Task: The line containing "from matplotlib.ticker import MultipleLocator" marks the end: extract everything from the first line of the data through that line, exactly, with no pictures.

Stored data:
_ _ _
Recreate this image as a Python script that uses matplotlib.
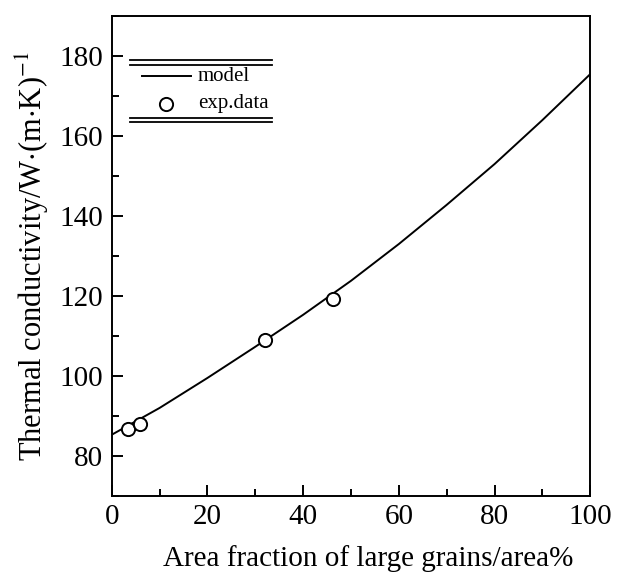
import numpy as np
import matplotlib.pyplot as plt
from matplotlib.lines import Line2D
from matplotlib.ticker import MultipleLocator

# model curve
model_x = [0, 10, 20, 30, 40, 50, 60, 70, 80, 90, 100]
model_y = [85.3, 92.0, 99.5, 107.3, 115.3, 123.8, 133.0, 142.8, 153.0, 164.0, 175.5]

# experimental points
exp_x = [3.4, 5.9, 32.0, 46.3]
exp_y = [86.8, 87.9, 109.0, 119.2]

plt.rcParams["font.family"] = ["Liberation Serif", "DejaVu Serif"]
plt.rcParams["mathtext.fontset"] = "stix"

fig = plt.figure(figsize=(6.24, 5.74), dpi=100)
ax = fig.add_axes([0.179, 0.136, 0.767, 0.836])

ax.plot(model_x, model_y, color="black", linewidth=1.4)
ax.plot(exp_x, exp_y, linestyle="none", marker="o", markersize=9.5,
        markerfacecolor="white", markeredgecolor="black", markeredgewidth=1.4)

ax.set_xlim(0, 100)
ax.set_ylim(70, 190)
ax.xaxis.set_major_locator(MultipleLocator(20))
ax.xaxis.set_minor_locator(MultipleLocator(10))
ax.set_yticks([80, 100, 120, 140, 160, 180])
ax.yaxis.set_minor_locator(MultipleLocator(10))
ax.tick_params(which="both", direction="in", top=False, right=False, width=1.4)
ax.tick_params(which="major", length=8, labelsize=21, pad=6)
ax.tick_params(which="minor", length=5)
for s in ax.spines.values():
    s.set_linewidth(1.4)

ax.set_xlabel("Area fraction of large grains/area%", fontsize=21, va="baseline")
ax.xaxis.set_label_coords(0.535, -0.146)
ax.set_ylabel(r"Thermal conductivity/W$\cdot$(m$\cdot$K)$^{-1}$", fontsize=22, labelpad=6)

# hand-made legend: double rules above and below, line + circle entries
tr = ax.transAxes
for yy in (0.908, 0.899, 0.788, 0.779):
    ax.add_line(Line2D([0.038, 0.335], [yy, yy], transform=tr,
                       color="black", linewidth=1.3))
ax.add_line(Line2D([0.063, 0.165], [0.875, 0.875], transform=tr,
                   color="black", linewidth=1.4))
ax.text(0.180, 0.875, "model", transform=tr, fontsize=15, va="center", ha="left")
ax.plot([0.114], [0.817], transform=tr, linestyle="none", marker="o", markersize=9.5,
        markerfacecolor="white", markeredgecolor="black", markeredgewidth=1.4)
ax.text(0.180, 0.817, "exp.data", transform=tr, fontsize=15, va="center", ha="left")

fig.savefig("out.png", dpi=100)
_ _ _
Task answer:
Recreate this image as a Python script that uses matplotlib.
import numpy as np
import matplotlib.pyplot as plt
from matplotlib.lines import Line2D
from matplotlib.ticker import MultipleLocator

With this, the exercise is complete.